I'm working on an Awk/Gawk script that parses a file, populating a multidimensional array for each line. The first column is a period delimited string, with each value being a reference to the array key for the next level. The 2nd column is the value
Here's an example of what the content being parsed looks like:
$ echo -e "personal.name.first\t= John\npersonal.name.last\t= Doe\npersonal.other.dob\t= 05/07/87\npersonal.contact.phone\t= 602123456\npersonal.contact.email\t= john.doe@idk\nemployment.jobs.1\t= Company One\nemployment.jobs.2\t= Company Two\nemployment.jobs.3\t= Company Three"
personal.name.first = John
personal.name.last = Doe
personal.other.dob = 05/07/87
personal.contact.phone = 602123456
personal.contact.email = john.doe@idk
employment.jobs.1 = Company One
employment.jobs.2 = Company Two
employment.jobs.3 = Company Three
Which after being parsed, Im expecting it to have the same structure as:
data["personal"]["name"]["first"] = "John"
data["personal"]["name"]["last"] = "Doe"
data["personal"]["other"]["dob"] = "05/07/87"
data["personal"]["contact"]["phone"] = "602123456"
data["personal"]["contact"]["email"] = "john.doe@foo.com"
data["employment"]["jobs"]["1"] = Company One
data["employment"]["jobs"]["2"] = Company Two
data["employment"]["jobs"]["3"] = Company Three
The part that I'm stuck on is how to dynamically populate the keys while structuring the multidimensional array.
I found this SO thread that covers a similar issue, which was resolved by using the SUBSEP
variable, which at first seemed like it would work as I needed, but after some testing, it looks like arr["foo", "bar"] = "baz"
doesn't get treated like a real array, such as arr["foo"]["bar"] = "baz"
would. An example of what I mean by that would be the inability to count the values in any level of the array: arr["foo", "bar"] = "baz"; print length(arr["foo"])
would simply print a 0
(zero)
I found this SO thread which helps a little, possibly pointing me in the right direction.
In a snippet in the thread mentioned:
BEGIN {
x=SUBSEP
a="Red" x "Green" x "Blue"
b="Yellow" x "Cyan" x "Purple"
Colors[1][0] = ""
Colors[2][0] = ""
split(a, Colors[1], x)
split(b, Colors[2], x)
print Colors[2][3]
}
Is pretty close, but the problem I'm having now is the fact that the keys (EG: Red
, Green
, etc) need to be specified dynamically, and there could be one or more keys.

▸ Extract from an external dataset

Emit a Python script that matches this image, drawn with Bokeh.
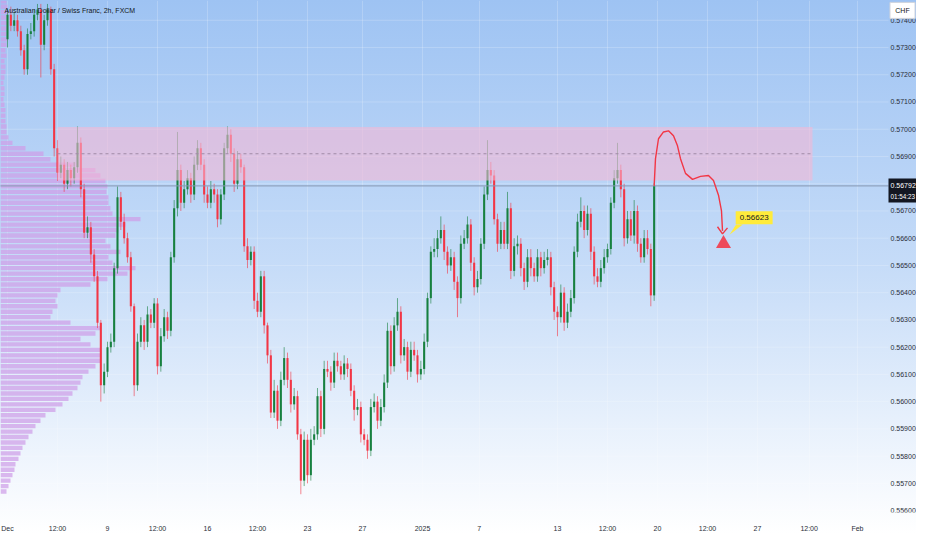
from bokeh.plotting import figure
from bokeh.models import Range1d, FixedTicker, Label
from bokeh.core.properties import value
from bokeh.embed import file_html
from bokeh.resources import INLINE

# ---------------- data ----------------
first_open = 0.5733
closes = [
    0.5742, 0.5738, 0.5740, 0.5736, 0.5729, 0.5722, 0.5735, 0.5736, 0.5742, 0.5744,
    0.5731, 0.5740, 0.5744, 0.5722, 0.5693, 0.5684, 0.5687, 0.5680, 0.5685, 0.5682,
    0.5686, 0.5695, 0.5678, 0.5662, 0.5664, 0.5654, 0.5646, 0.5629, 0.5606, 0.5611,
    0.5620, 0.5622, 0.5649, 0.5675, 0.5666, 0.5660, 0.5653, 0.5635, 0.5606, 0.5622,
    0.5628, 0.5622, 0.5632, 0.5629, 0.5636, 0.5613, 0.5624, 0.5631, 0.5626, 0.5653,
    0.5671, 0.5685, 0.5673, 0.5678, 0.5682, 0.5676, 0.5687, 0.5693, 0.5687, 0.5676,
    0.5673, 0.5678, 0.5676, 0.5667, 0.5676, 0.5693, 0.5698, 0.5691, 0.5680, 0.5689,
    0.5686, 0.5657, 0.5652, 0.5655, 0.5637, 0.5633, 0.5646, 0.5628, 0.5617, 0.5596,
    0.5604, 0.5593, 0.5608, 0.5616, 0.5608, 0.5599, 0.5602, 0.5588, 0.5571, 0.5586,
    0.5573, 0.5586, 0.5588, 0.5602, 0.5590, 0.5612, 0.5611, 0.5607, 0.5615, 0.5613,
    0.5610, 0.5614, 0.5612, 0.5604, 0.5597, 0.5598, 0.5588, 0.5586, 0.5582, 0.5598,
    0.5600, 0.5593, 0.5598, 0.5607, 0.5626, 0.5613, 0.5628, 0.5633, 0.5617, 0.5620,
    0.5611, 0.5619, 0.5617, 0.5610, 0.5612, 0.5622, 0.5638, 0.5655, 0.5656, 0.5660,
    0.5663, 0.5655, 0.5650, 0.5653, 0.5644, 0.5638, 0.5658, 0.5660, 0.5665, 0.5651,
    0.5642, 0.5645, 0.5658, 0.5676, 0.5685, 0.5683, 0.5667, 0.5658, 0.5663, 0.5658,
    0.5671, 0.5648, 0.5657, 0.5658, 0.5649, 0.5644, 0.5653, 0.5649, 0.5646, 0.5653,
    0.5649, 0.5652, 0.5653, 0.5642, 0.5633, 0.5631, 0.5640, 0.5629, 0.5633, 0.5638,
    0.5655, 0.5666, 0.5670, 0.5663, 0.5669, 0.5655, 0.5646, 0.5644, 0.5649, 0.5653,
    0.5656, 0.5673, 0.5682, 0.5685, 0.5678, 0.5660, 0.5667, 0.5661, 0.5670, 0.5658,
    0.5653, 0.5660, 0.5656, 0.5639, 0.56792,
]
wick_up_pips = [
    2, 3, 3, 2, 2, 2, 2, 3, 2, 2,
    2, 2, 2, 1, 2, 3, 3, 2, 3, 2,
    2, 6, 2, 2, 4, 2, 2, 2, 1, 3,
    2, 3, 2, 4, 2, 3, 2, 2, 1, 3,
    3, 2, 3, 2, 2, 2, 3, 3, 2, 2,
    3, 14, 2, 3, 3, 2, 3, 3, 2, 2,
    3, 3, 2, 2, 2, 2, 3, 2, 2, 3,
    2, 1, 3, 2, 2, 3, 2, 2, 1, 2,
    4, 2, 3, 4, 2, 3, 3, 2, 2, 3,
    2, 4, 3, 3, 2, 3, 3, 2, 3, 3,
    2, 3, 2, 2, 2, 3, 2, 2, 2, 3,
    3, 2, 3, 3, 3, 2, 3, 5, 2, 3,
    2, 3, 3, 2, 3, 3, 2, 2, 4, 3,
    5, 2, 2, 3, 2, 2, 3, 3, 3, 2,
    2, 3, 2, 3, 11, 3, 2, 2, 3, 3,
    6, 2, 3, 3, 2, 2, 3, 3, 2, 3,
    2, 3, 3, 2, 2, 2, 3, 2, 3, 3,
    2, 3, 5, 2, 3, 2, 2, 3, 3, 3,
    2, 2, 3, 10, 2, 2, 3, 3, 4, 2,
    2, 3, 3, 2, 1,
]
wick_dn_pips = [
    3, 2, 2, 2, 2, 2, 2, 2, 2, 2,
    12, 2, 2, 2, 3, 3, 2, 3, 2, 3,
    2, 2, 3, 2, 2, 3, 2, 2, 6, 3,
    2, 2, 2, 2, 3, 2, 2, 2, 4, 2,
    2, 3, 2, 2, 2, 3, 2, 2, 3, 2,
    2, 3, 3, 2, 2, 3, 2, 2, 2, 3,
    2, 2, 3, 3, 2, 2, 2, 3, 3, 2,
    2, 2, 3, 2, 3, 2, 2, 3, 3, 2,
    2, 3, 2, 2, 3, 3, 2, 2, 5, 2,
    3, 2, 2, 2, 3, 2, 2, 3, 2, 2,
    2, 2, 3, 2, 4, 2, 3, 2, 3, 2,
    2, 3, 2, 2, 2, 3, 2, 2, 3, 2,
    3, 2, 2, 3, 2, 2, 2, 2, 2, 3,
    2, 3, 3, 2, 3, 7, 2, 2, 2, 3,
    3, 2, 2, 2, 2, 3, 2, 3, 2, 2,
    2, 3, 2, 3, 3, 3, 2, 3, 2, 2,
    3, 2, 2, 3, 3, 7, 2, 3, 2, 2,
    2, 2, 2, 3, 2, 3, 3, 2, 2, 2,
    2, 2, 2, 2, 3, 3, 2, 2, 3, 3,
    2, 2, 2, 4, 2,
]

# volume profile (relative volume per price row, top row first)
profile_top_price = 0.5747
profile_step = 0.0002
profile_vol = [
    6, 7, 8, 6, 7, 8, 6, 7, 6, 5,
    6, 4, 5, 5, 4, 3, 4, 4, 3, 4,
    5, 5, 5, 6, 6, 8, 12, 25, 43, 50,
    75, 95, 100, 105, 107, 106, 108, 108, 110, 112,
    140, 125, 118, 115, 105, 110, 120, 108, 112, 135,
    127, 107, 90, 60, 57, 55, 57, 52, 50, 70,
    100, 95, 80, 90, 100, 100, 100, 95, 88, 82,
    80, 77, 72, 68, 62, 55, 45, 40, 35, 32,
    28, 25, 22, 20, 18, 15, 14, 12, 10, 8,
    6,
]

# time axis: positions in bar units and their labels
x_tick_pos = [0, 15, 30, 45, 60, 75, 90, 106.5, 124.5, 141.5, 165, 180, 195, 210, 225, 240.5, 255]
x_tick_labels = ["Dec", "12:00", "9", "12:00", "16", "12:00", "23", "27", "2025",
                 "7", "13", "12:00", "20", "12:00", "27", "12:00", "Feb"]
# price scale
y_ticks = [0.556, 0.557, 0.558, 0.559, 0.560, 0.561, 0.562, 0.563, 0.564, 0.565,
           0.566, 0.567, 0.568, 0.569, 0.570, 0.571, 0.572, 0.573, 0.574]
last_price_text = "0.56792"
countdown_text = "01:54:23"
currency_text = "CHF"

# drawings on the chart
zone_left, zone_right = 15.0, 241.5
zone_top, zone_bottom = 0.57008, 0.56812
path_x = [194.0, 194.4, 195.3, 196.8, 198.3, 199.8, 201.0, 201.9, 203.4, 205.5,
          207.9, 210.3, 211.8, 213.3, 214.2, 214.5]
path_y = [0.56792, 0.56892, 0.56965, 0.56990, 0.56994, 0.56976, 0.56939, 0.56892,
          0.56838, 0.56816, 0.56827, 0.56830, 0.56812, 0.56758, 0.56700, 0.56627]
arrow_x = [213.0, 214.5, 216.0]
arrow_y = [0.56642, 0.56616, 0.56638]
target_x, target_y = 214.8, 0.56580
target_label = "0.56623"
target_label_x, target_label_y = 224.0, 0.56675
tail_x = [218.6, 220.6, 216.6]
tail_y = [0.56650, 0.56650, 0.56613]

# ---------------- derived ----------------
n = len(closes)
bars = list(range(n))
opens = [first_open] + closes[:-1]
body_top = [max(o, c) for o, c in zip(opens, closes)]
body_bot = [min(o, c) for o, c in zip(opens, closes)]
highs = [t + u * 0.0001 for t, u in zip(body_top, wick_up_pips)]
lows = [b - d * 0.0001 for b, d in zip(body_bot, wick_dn_pips)]
GREEN, RED = "#17803f", "#f23645"
colors = [GREEN if c >= o else RED for o, c in zip(opens, closes)]

profile_price = [profile_top_price - profile_step * i for i in range(len(profile_vol))]
px_per_bar = 3.3333
x0 = -2.1
profile_right = [x0 + v / px_per_bar for v in profile_vol]

def sx(px):
    """bar coordinate of a horizontal pixel offset inside the frame"""
    return x0 + px / px_per_bar

# ---------------- figure ----------------
FRAME_W = 916
SCALE_X = 888  # where the price scale begins
p = figure(width=916, height=534, output_backend="svg", toolbar_location=None,
           x_range=Range1d(x0, sx(FRAME_W)),
           y_range=Range1d(0.555930, 0.574726),
           y_axis_location=None,
           min_border_left=0, min_border_top=0, min_border_right=0, min_border_bottom=16)
p.background_fill_color = None
p.border_fill_color = None
p.outline_line_color = None
p.styles = {"background": "linear-gradient(180deg, #9ec3f3 0%, #c6dcf8 50%, #ffffff 100%)"}

# time axis
p.xaxis.ticker = FixedTicker(ticks=x_tick_pos)
p.xaxis.major_label_overrides = {pos: lab for pos, lab in zip(x_tick_pos, x_tick_labels)}
ax = p.xaxis[0]
ax.major_tick_line_color = None
ax.minor_tick_line_color = None
ax.axis_line_color = None
ax.major_label_text_font = "Liberation Sans"
ax.major_label_text_font_size = "7px"
ax.major_label_text_color = "#2a2e39"
ax.major_label_standoff = 6
p.xgrid.grid_line_color = "#ffffff"
p.xgrid.grid_line_alpha = 0.2
p.ygrid.grid_line_color = None

# horizontal grid lines at price levels (stop at the price scale)
p.segment(x0=[x0 - 1] * len(y_ticks), x1=[sx(SCALE_X)] * len(y_ticks), y0=y_ticks, y1=y_ticks,
          line_color="#ffffff", line_alpha=0.2, line_width=1)

# volume profile
p.hbar(y=profile_price, left=x0 - 1, right=profile_right, height=0.00016,
       fill_color="#cf9ee8", fill_alpha=0.72, line_color=None)

# candles
p.segment(x0=bars, x1=bars, y0=lows, y1=highs, line_color=colors, line_alpha=0.6, line_width=1)
p.vbar(x=bars, width=0.62, top=body_top, bottom=body_bot, fill_color=colors, line_color=None)

# supply zone
p.quad(left=zone_left, right=zone_right, top=zone_top, bottom=zone_bottom,
       fill_color="#f6b6d4", fill_alpha=0.58, line_color=None)
zone_mid = (zone_top + zone_bottom) / 2
p.segment(x0=[zone_left], x1=[zone_right], y0=[zone_mid], y1=[zone_mid],
          line_color="#a08aa6", line_dash="3 3", line_width=1)

# last price line
p.segment(x0=[x0 - 1], x1=[sx(SCALE_X)], y0=[closes[-1]], y1=[closes[-1]],
          line_color="#8597b2", line_width=1)

# projection path
p.line(path_x, path_y, line_color="#f23645", line_width=1.4)
p.line(arrow_x, arrow_y, line_color="#f23645", line_width=1.4)
p.scatter([target_x], [target_y], marker="triangle", size=15, fill_color="#ee4a5b", line_color=None)
p.patch(tail_x, tail_y, fill_color="#ffeb3b", line_color=None)
p.add_layout(Label(x=target_label_x, y=target_label_y, text=target_label,
                   text_align="center", text_baseline="middle",
                   text_font="Liberation Sans", text_font_size="8px", text_color="#131722",
                   background_fill_color="#ffeb3b", padding=4))

# title
p.add_layout(Label(x=sx(4), y=0.574363, text="Australian Dollar / Swiss Franc, 2h, FXCM",
                   text_baseline="middle", text_font="Liberation Sans Narrow, Liberation Sans",
                   text_font_size="7px", text_color="#131722"))

# price scale labels
font = value("Liberation Sans")
p.text(x=[sx(SCALE_X + 2)] * len(y_ticks), y=y_ticks, text=["%.5f" % t for t in y_ticks],
       text_font=font, text_font_size="7px", text_color="#2a2e39",
       text_baseline="middle", text_align="left")

# last price box on the scale
p.rect(x=[sx((SCALE_X + FRAME_W) / 2)], y=[closes[-1] - 0.00017], width=FRAME_W - SCALE_X, height=24,
       width_units="screen", height_units="screen", fill_color="#131722", line_color=None)
p.text(x=[sx(SCALE_X + 2)], y=[closes[-1]], text=[last_price_text], text_font=font,
       text_font_size="7px", text_color="#ffffff", text_baseline="middle", text_align="left")
p.text(x=[sx(SCALE_X + 2)], y=[closes[-1] - 0.00038], text=[countdown_text], text_font=font,
       text_font_size="6.3px", text_color="#ffffff", text_baseline="middle", text_align="left")

# currency box
p.rect(x=[sx(SCALE_X + 14)], y=[0.574363], width=25, height=16,
       width_units="screen", height_units="screen",
       fill_color="#ffffff", line_color="#d1d4dc", line_width=1)
p.text(x=[sx(SCALE_X + 14)], y=[0.574363], text=[currency_text], text_font=font,
       text_font_size="7px", text_color="#131722", text_baseline="middle", text_align="center")

open("out.html", "w").write(file_html(p, INLINE))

Basically, how can I take the a_keys
and b_keys
strings, split them by .
, and populate the a
and b
variables as multidimensional arrays?..
BEGIN {
x=SUBSEP
# How can I take these strings...
a_keys = "Red.Green.Blue"
b_keys = "Yellow.Cyan.Purple"
# .. And populate the array, just as this does:
a="Red" x "Green" x "Blue"
b="Yellow" x "Cyan" x "Purple"
Colors[1][0] = ""
Colors[2][0] = ""
split(a, Colors[1], x)
split(b, Colors[2], x)
print Colors[2][3]
}
Any help would be appreciated, thanks!